Recorded data:

++++

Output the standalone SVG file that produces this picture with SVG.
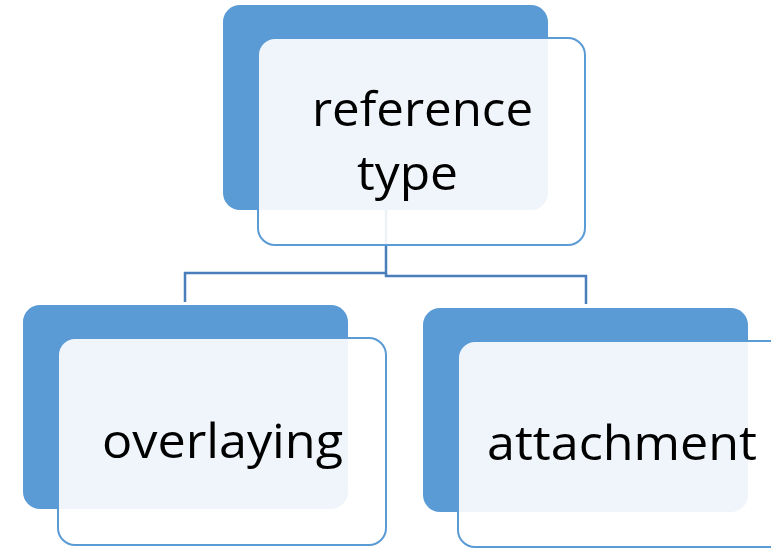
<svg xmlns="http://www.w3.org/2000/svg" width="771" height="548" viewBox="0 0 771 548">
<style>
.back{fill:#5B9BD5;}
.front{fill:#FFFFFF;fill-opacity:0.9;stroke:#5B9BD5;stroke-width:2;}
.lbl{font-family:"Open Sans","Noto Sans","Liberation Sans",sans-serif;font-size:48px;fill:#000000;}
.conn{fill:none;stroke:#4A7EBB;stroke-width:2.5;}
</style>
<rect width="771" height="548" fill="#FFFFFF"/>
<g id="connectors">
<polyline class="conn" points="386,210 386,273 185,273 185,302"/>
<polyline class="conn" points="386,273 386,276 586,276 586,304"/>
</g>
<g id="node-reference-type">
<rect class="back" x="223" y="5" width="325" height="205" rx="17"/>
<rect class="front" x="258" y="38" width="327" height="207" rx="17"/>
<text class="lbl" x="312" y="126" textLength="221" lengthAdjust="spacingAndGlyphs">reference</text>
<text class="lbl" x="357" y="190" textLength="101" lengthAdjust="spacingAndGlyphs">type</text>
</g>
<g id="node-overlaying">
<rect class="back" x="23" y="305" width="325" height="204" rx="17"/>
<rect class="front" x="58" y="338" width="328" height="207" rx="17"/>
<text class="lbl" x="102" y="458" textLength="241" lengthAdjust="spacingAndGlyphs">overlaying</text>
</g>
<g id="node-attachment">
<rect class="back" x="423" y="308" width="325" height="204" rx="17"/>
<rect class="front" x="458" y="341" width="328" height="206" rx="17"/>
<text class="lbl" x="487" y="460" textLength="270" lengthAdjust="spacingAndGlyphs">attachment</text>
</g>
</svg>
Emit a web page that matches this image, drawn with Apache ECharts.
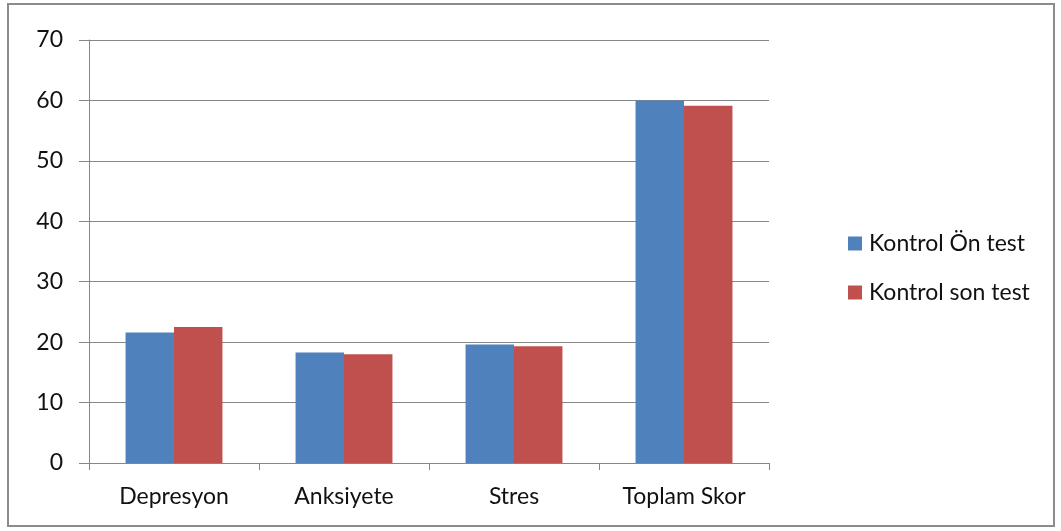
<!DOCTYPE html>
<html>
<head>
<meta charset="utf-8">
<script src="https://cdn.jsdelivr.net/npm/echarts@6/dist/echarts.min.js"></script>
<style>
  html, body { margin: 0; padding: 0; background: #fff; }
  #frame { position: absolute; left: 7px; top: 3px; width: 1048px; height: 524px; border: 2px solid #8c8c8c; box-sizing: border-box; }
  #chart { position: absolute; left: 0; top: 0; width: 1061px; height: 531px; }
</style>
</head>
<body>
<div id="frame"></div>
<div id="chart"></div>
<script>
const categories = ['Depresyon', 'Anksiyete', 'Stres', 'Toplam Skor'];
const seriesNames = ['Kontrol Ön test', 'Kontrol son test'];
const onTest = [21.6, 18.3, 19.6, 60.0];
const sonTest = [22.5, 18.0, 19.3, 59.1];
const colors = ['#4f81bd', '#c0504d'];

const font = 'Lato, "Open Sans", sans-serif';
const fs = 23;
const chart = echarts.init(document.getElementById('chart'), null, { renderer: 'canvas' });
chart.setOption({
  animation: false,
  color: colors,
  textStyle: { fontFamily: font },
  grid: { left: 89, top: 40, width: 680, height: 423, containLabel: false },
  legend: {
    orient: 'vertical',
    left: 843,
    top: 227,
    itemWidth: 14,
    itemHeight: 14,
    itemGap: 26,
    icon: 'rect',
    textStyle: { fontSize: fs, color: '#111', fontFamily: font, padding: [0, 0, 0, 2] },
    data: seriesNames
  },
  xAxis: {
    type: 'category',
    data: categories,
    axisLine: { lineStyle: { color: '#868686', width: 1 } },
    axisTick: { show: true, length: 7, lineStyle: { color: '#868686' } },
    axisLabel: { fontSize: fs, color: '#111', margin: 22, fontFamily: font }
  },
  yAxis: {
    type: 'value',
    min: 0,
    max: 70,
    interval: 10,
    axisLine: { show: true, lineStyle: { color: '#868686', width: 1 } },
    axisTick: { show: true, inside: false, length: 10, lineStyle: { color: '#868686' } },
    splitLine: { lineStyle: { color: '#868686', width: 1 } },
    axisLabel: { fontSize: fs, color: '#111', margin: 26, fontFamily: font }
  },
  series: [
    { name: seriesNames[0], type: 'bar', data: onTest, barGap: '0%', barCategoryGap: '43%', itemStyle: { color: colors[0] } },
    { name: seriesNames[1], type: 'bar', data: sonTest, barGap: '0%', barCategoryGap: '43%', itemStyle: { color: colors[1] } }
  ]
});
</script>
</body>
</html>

++++

What is asked:
Print each entry shown above with exact wording and no pictures.

Response to this exercise:
Output the standalone SVG file that produces this picture with SVG.
<svg xmlns="http://www.w3.org/2000/svg" width="771" height="548" viewBox="0 0 771 548">
<style>
.back{fill:#5B9BD5;}
.front{fill:#FFFFFF;fill-opacity:0.9;stroke:#5B9BD5;stroke-width:2;}
.lbl{font-family:"Open Sans","Noto Sans","Liberation Sans",sans-serif;font-size:48px;fill:#000000;}
.conn{fill:none;stroke:#4A7EBB;stroke-width:2.5;}
</style>
<rect width="771" height="548" fill="#FFFFFF"/>
<g id="connectors">
<polyline class="conn" points="386,210 386,273 185,273 185,302"/>
<polyline class="conn" points="386,273 386,276 586,276 586,304"/>
</g>
<g id="node-reference-type">
<rect class="back" x="223" y="5" width="325" height="205" rx="17"/>
<rect class="front" x="258" y="38" width="327" height="207" rx="17"/>
<text class="lbl" x="312" y="126" textLength="221" lengthAdjust="spacingAndGlyphs">reference</text>
<text class="lbl" x="357" y="190" textLength="101" lengthAdjust="spacingAndGlyphs">type</text>
</g>
<g id="node-overlaying">
<rect class="back" x="23" y="305" width="325" height="204" rx="17"/>
<rect class="front" x="58" y="338" width="328" height="207" rx="17"/>
<text class="lbl" x="102" y="458" textLength="241" lengthAdjust="spacingAndGlyphs">overlaying</text>
</g>
<g id="node-attachment">
<rect class="back" x="423" y="308" width="325" height="204" rx="17"/>
<rect class="front" x="458" y="341" width="328" height="206" rx="17"/>
<text class="lbl" x="487" y="460" textLength="270" lengthAdjust="spacingAndGlyphs">attachment</text>
</g>
</svg>
Emit a web page that matches this image, drawn with Apache ECharts.
<!DOCTYPE html>
<html>
<head>
<meta charset="utf-8">
<script src="https://cdn.jsdelivr.net/npm/echarts@6/dist/echarts.min.js"></script>
<style>
  html, body { margin: 0; padding: 0; background: #fff; }
  #frame { position: absolute; left: 7px; top: 3px; width: 1048px; height: 524px; border: 2px solid #8c8c8c; box-sizing: border-box; }
  #chart { position: absolute; left: 0; top: 0; width: 1061px; height: 531px; }
</style>
</head>
<body>
<div id="frame"></div>
<div id="chart"></div>
<script>
const categories = ['Depresyon', 'Anksiyete', 'Stres', 'Toplam Skor'];
const seriesNames = ['Kontrol Ön test', 'Kontrol son test'];
const onTest = [21.6, 18.3, 19.6, 60.0];
const sonTest = [22.5, 18.0, 19.3, 59.1];
const colors = ['#4f81bd', '#c0504d'];

const font = 'Lato, "Open Sans", sans-serif';
const fs = 23;
const chart = echarts.init(document.getElementById('chart'), null, { renderer: 'canvas' });
chart.setOption({
  animation: false,
  color: colors,
  textStyle: { fontFamily: font },
  grid: { left: 89, top: 40, width: 680, height: 423, containLabel: false },
  legend: {
    orient: 'vertical',
    left: 843,
    top: 227,
    itemWidth: 14,
    itemHeight: 14,
    itemGap: 26,
    icon: 'rect',
    textStyle: { fontSize: fs, color: '#111', fontFamily: font, padding: [0, 0, 0, 2] },
    data: seriesNames
  },
  xAxis: {
    type: 'category',
    data: categories,
    axisLine: { lineStyle: { color: '#868686', width: 1 } },
    axisTick: { show: true, length: 7, lineStyle: { color: '#868686' } },
    axisLabel: { fontSize: fs, color: '#111', margin: 22, fontFamily: font }
  },
  yAxis: {
    type: 'value',
    min: 0,
    max: 70,
    interval: 10,
    axisLine: { show: true, lineStyle: { color: '#868686', width: 1 } },
    axisTick: { show: true, inside: false, length: 10, lineStyle: { color: '#868686' } },
    splitLine: { lineStyle: { color: '#868686', width: 1 } },
    axisLabel: { fontSize: fs, color: '#111', margin: 26, fontFamily: font }
  },
  series: [
    { name: seriesNames[0], type: 'bar', data: onTest, barGap: '0%', barCategoryGap: '43%', itemStyle: { color: colors[0] } },
    { name: seriesNames[1], type: 'bar', data: sonTest, barGap: '0%', barCategoryGap: '43%', itemStyle: { color: colors[1] } }
  ]
});
</script>
</body>
</html>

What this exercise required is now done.